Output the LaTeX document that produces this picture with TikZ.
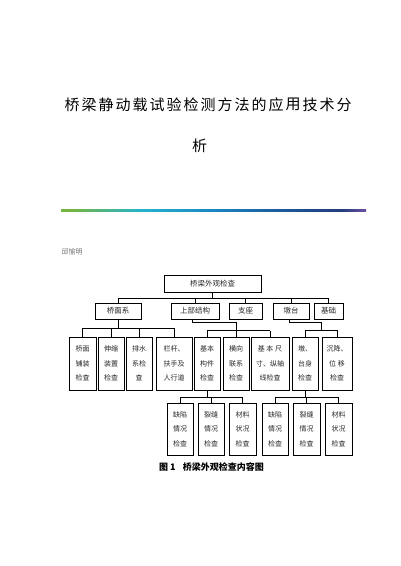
\documentclass[tikz,border=0pt]{standalone}
\usepackage{fontspec}
\setmainfont{Noto Sans CJK SC}
\usetikzlibrary{calc}
\definecolor{g1}{HTML}{74B542}
\definecolor{g2}{HTML}{25B4CC}
\definecolor{g3}{HTML}{1A86C2}
\definecolor{g4}{HTML}{1C5697}
\definecolor{g5}{HTML}{233D7C}
\definecolor{g6}{HTML}{6B4FA3}
\pgfdeclarehorizontalshading{rulegrad}{100bp}{color(0bp)=(g1); color(27bp)=(g1); color(38bp)=(g2); color(50bp)=(g3); color(62bp)=(g4); color(71bp)=(g5); color(75bp)=(g6); color(100bp)=(g6)}
\begin{document}
\begin{tikzpicture}[x=1pt,y=-1pt,
  box/.style={draw, line width=0.6pt, inner sep=0pt, text=black!85, align=center, font=\fontsize{7}{14.5}\selectfont},
  hbox/.style={box, font=\fontsize{7.5}{9}\selectfont},
  ln/.style={line width=0.5pt},
  titlechar/.style={font=\fontsize{15}{15}\selectfont, inner sep=0pt}]
\useasboundingbox (0,0) rectangle (400,566);
% title
\foreach \c [count=\i from 0] in {桥,梁,静,动,载,试,验,检,测,方,法,的,应,用,技,术,分}
  \node[titlechar] (t\i) at (72+17*\i,104.5) {\c};
\node[titlechar] (t2a) at (199.5,146) {析};
% gradient rule
\shade[shading=rulegrad] (61,209) rectangle (366,211.5);
% author
\node[font=\fontsize{7}{7}\selectfont, text=black!55, inner sep=0pt] (author) at (72,252) {邱愉明};
% levels
\coordinate (y298) at (0,298);
\coordinate (y323) at (0,322.5);
\coordinate (y328) at (0,328);
\coordinate (y331) at (0,330.5);
\coordinate (y397) at (0,397);
% top
\node[hbox, minimum width=97pt, minimum height=17pt] (top) at (212.5,283.5) {桥梁外观检查};
% row 2
\node[hbox, minimum width=46pt, minimum height=16pt] (qms) at (118,311) {桥面系};
\node[hbox, minimum width=48pt, minimum height=16pt] (sbjg) at (195,311) {上部结构};
\node[hbox, minimum width=33pt, minimum height=16pt] (zz) at (245.5,311) {支座};
\node[hbox, minimum width=36pt, minimum height=16pt] (dt) at (291,311) {墩台};
\node[hbox, minimum width=29pt, minimum height=16pt] (jc) at (328.5,311) {基础};
% row 3
\node[box, minimum width=27pt, minimum height=53pt] (a1) at (82.5,363.5) {桥面\\铺装\\检查};
\node[box, minimum width=26pt, minimum height=53pt] (a2) at (111,363.5) {伸缩\\装置\\检查};
\node[box, minimum width=26pt, minimum height=53pt] (a3) at (139,363.5) {排水\\系检\\查};
\node[box, minimum width=36pt, minimum height=53pt] (a4) at (174,363.5) {栏杆、\\扶手及\\人行道};
\node[box, minimum width=26pt, minimum height=53pt] (b1) at (207,363.5) {基本\\构件\\检查};
\node[box, minimum width=26pt, minimum height=53pt] (b2) at (236,363.5) {横向\\联系\\检查};
\node[box, minimum width=38pt, minimum height=53pt] (b3) at (270,363.5) {基 本 尺\\寸、纵轴\\线检查};
\node[box, minimum width=26pt, minimum height=53pt] (c1) at (305,363.5) {墩、\\台身\\检查};
\node[box, minimum width=30pt, minimum height=53pt] (c2) at (337,363.5) {沉降、\\位 移\\检查};
% row 4
\node[box, minimum width=26pt, minimum height=52pt] (d1) at (180,429) {缺陷\\情况\\检查};
\node[box, minimum width=26pt, minimum height=52pt] (d2) at (211,429) {裂缝\\情况\\检查};
\node[box, minimum width=27pt, minimum height=52pt] (d3) at (242.5,429) {材料\\状况\\检查};
\node[box, minimum width=26pt, minimum height=52pt] (e1) at (275,429) {缺陷\\情况\\检查};
\node[box, minimum width=27pt, minimum height=52pt] (e2) at (306.5,429) {裂缝\\情况\\检查};
\node[box, minimum width=27pt, minimum height=52pt] (e3) at (338.5,429) {材料\\状况\\检查};
% connectors level 1
\draw[ln] (top.south) -- (top.south |- y298);
\draw[ln] (qms.north |- y298) -- (jc.north |- y298);
\foreach \n in {qms,sbjg,zz,dt,jc} \draw[ln] (\n.north) -- (\n.north |- y298);
% 桥面系 group
\draw[ln] (qms.south) -- (qms.south |- y328);
\draw[ln] (a1.north |- y328) -- (a4.north |- y328);
\foreach \n in {a1,a2,a3,a4} \draw[ln] (\n.north) -- (\n.north |- y328);
% 上部结构 group
\draw[ln] ([xshift=-3pt]sbjg.south) -- ([xshift=-3pt]sbjg.south |- y323) -| (b2.north);
\draw[ln] (b1.north |- y331) -- (b3.north |- y331);
\foreach \n in {b1,b3} \draw[ln] (\n.north) -- (\n.north |- y331);
% 墩台 group
\coordinate (cm) at ($(c1.north |- y331)!0.5!(c2.north |- y331)$);
\draw[ln] ([xshift=-2pt]dt.south) -- ([xshift=-2pt]dt.south |- y323) -| (cm);
\draw[ln] (c1.north) -- (c1.north |- y331) -- (c2.north |- y331) -- (c2.north);
% row 4 groups
\draw[ln] (b1.south) -- (b1.south |- y397);
\draw[ln] (d1.north |- y397) -- (d3.north |- y397);
\foreach \n in {d1,d2,d3} \draw[ln] (\n.north) -- (\n.north |- y397);
\draw[ln] (c1.south) -- (c1.south |- y397);
\draw[ln] (e1.north |- y397) -- (e3.north |- y397);
\foreach \n in {e1,e2,e3} \draw[ln] (\n.north) -- (\n.north |- y397);
% caption
\node[font=\fontsize{9}{9}\selectfont\bfseries, inner sep=0pt] (cap) at (211.5,467.5) {图 1\hspace{0.8em}桥梁外观检查内容图};
\end{tikzpicture}
\end{document}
********
Repeat the data in full and exactly. Omit pictures.

Output the LaTeX document that produces this picture with TikZ.
\documentclass[tikz,border=0pt]{standalone}
\usepackage{fontspec}
\setmainfont{Noto Sans CJK SC}
\usetikzlibrary{calc}
\definecolor{g1}{HTML}{74B542}
\definecolor{g2}{HTML}{25B4CC}
\definecolor{g3}{HTML}{1A86C2}
\definecolor{g4}{HTML}{1C5697}
\definecolor{g5}{HTML}{233D7C}
\definecolor{g6}{HTML}{6B4FA3}
\pgfdeclarehorizontalshading{rulegrad}{100bp}{color(0bp)=(g1); color(27bp)=(g1); color(38bp)=(g2); color(50bp)=(g3); color(62bp)=(g4); color(71bp)=(g5); color(75bp)=(g6); color(100bp)=(g6)}
\begin{document}
\begin{tikzpicture}[x=1pt,y=-1pt,
  box/.style={draw, line width=0.6pt, inner sep=0pt, text=black!85, align=center, font=\fontsize{7}{14.5}\selectfont},
  hbox/.style={box, font=\fontsize{7.5}{9}\selectfont},
  ln/.style={line width=0.5pt},
  titlechar/.style={font=\fontsize{15}{15}\selectfont, inner sep=0pt}]
\useasboundingbox (0,0) rectangle (400,566);
% title
\foreach \c [count=\i from 0] in {桥,梁,静,动,载,试,验,检,测,方,法,的,应,用,技,术,分}
  \node[titlechar] (t\i) at (72+17*\i,104.5) {\c};
\node[titlechar] (t2a) at (199.5,146) {析};
% gradient rule
\shade[shading=rulegrad] (61,209) rectangle (366,211.5);
% author
\node[font=\fontsize{7}{7}\selectfont, text=black!55, inner sep=0pt] (author) at (72,252) {邱愉明};
% levels
\coordinate (y298) at (0,298);
\coordinate (y323) at (0,322.5);
\coordinate (y328) at (0,328);
\coordinate (y331) at (0,330.5);
\coordinate (y397) at (0,397);
% top
\node[hbox, minimum width=97pt, minimum height=17pt] (top) at (212.5,283.5) {桥梁外观检查};
% row 2
\node[hbox, minimum width=46pt, minimum height=16pt] (qms) at (118,311) {桥面系};
\node[hbox, minimum width=48pt, minimum height=16pt] (sbjg) at (195,311) {上部结构};
\node[hbox, minimum width=33pt, minimum height=16pt] (zz) at (245.5,311) {支座};
\node[hbox, minimum width=36pt, minimum height=16pt] (dt) at (291,311) {墩台};
\node[hbox, minimum width=29pt, minimum height=16pt] (jc) at (328.5,311) {基础};
% row 3
\node[box, minimum width=27pt, minimum height=53pt] (a1) at (82.5,363.5) {桥面\\铺装\\检查};
\node[box, minimum width=26pt, minimum height=53pt] (a2) at (111,363.5) {伸缩\\装置\\检查};
\node[box, minimum width=26pt, minimum height=53pt] (a3) at (139,363.5) {排水\\系检\\查};
\node[box, minimum width=36pt, minimum height=53pt] (a4) at (174,363.5) {栏杆、\\扶手及\\人行道};
\node[box, minimum width=26pt, minimum height=53pt] (b1) at (207,363.5) {基本\\构件\\检查};
\node[box, minimum width=26pt, minimum height=53pt] (b2) at (236,363.5) {横向\\联系\\检查};
\node[box, minimum width=38pt, minimum height=53pt] (b3) at (270,363.5) {基 本 尺\\寸、纵轴\\线检查};
\node[box, minimum width=26pt, minimum height=53pt] (c1) at (305,363.5) {墩、\\台身\\检查};
\node[box, minimum width=30pt, minimum height=53pt] (c2) at (337,363.5) {沉降、\\位 移\\检查};
% row 4
\node[box, minimum width=26pt, minimum height=52pt] (d1) at (180,429) {缺陷\\情况\\检查};
\node[box, minimum width=26pt, minimum height=52pt] (d2) at (211,429) {裂缝\\情况\\检查};
\node[box, minimum width=27pt, minimum height=52pt] (d3) at (242.5,429) {材料\\状况\\检查};
\node[box, minimum width=26pt, minimum height=52pt] (e1) at (275,429) {缺陷\\情况\\检查};
\node[box, minimum width=27pt, minimum height=52pt] (e2) at (306.5,429) {裂缝\\情况\\检查};
\node[box, minimum width=27pt, minimum height=52pt] (e3) at (338.5,429) {材料\\状况\\检查};
% connectors level 1
\draw[ln] (top.south) -- (top.south |- y298);
\draw[ln] (qms.north |- y298) -- (jc.north |- y298);
\foreach \n in {qms,sbjg,zz,dt,jc} \draw[ln] (\n.north) -- (\n.north |- y298);
% 桥面系 group
\draw[ln] (qms.south) -- (qms.south |- y328);
\draw[ln] (a1.north |- y328) -- (a4.north |- y328);
\foreach \n in {a1,a2,a3,a4} \draw[ln] (\n.north) -- (\n.north |- y328);
% 上部结构 group
\draw[ln] ([xshift=-3pt]sbjg.south) -- ([xshift=-3pt]sbjg.south |- y323) -| (b2.north);
\draw[ln] (b1.north |- y331) -- (b3.north |- y331);
\foreach \n in {b1,b3} \draw[ln] (\n.north) -- (\n.north |- y331);
% 墩台 group
\coordinate (cm) at ($(c1.north |- y331)!0.5!(c2.north |- y331)$);
\draw[ln] ([xshift=-2pt]dt.south) -- ([xshift=-2pt]dt.south |- y323) -| (cm);
\draw[ln] (c1.north) -- (c1.north |- y331) -- (c2.north |- y331) -- (c2.north);
% row 4 groups
\draw[ln] (b1.south) -- (b1.south |- y397);
\draw[ln] (d1.north |- y397) -- (d3.north |- y397);
\foreach \n in {d1,d2,d3} \draw[ln] (\n.north) -- (\n.north |- y397);
\draw[ln] (c1.south) -- (c1.south |- y397);
\draw[ln] (e1.north |- y397) -- (e3.north |- y397);
\foreach \n in {e1,e2,e3} \draw[ln] (\n.north) -- (\n.north |- y397);
% caption
\node[font=\fontsize{9}{9}\selectfont\bfseries, inner sep=0pt] (cap) at (211.5,467.5) {图 1\hspace{0.8em}桥梁外观检查内容图};
\end{tikzpicture}
\end{document}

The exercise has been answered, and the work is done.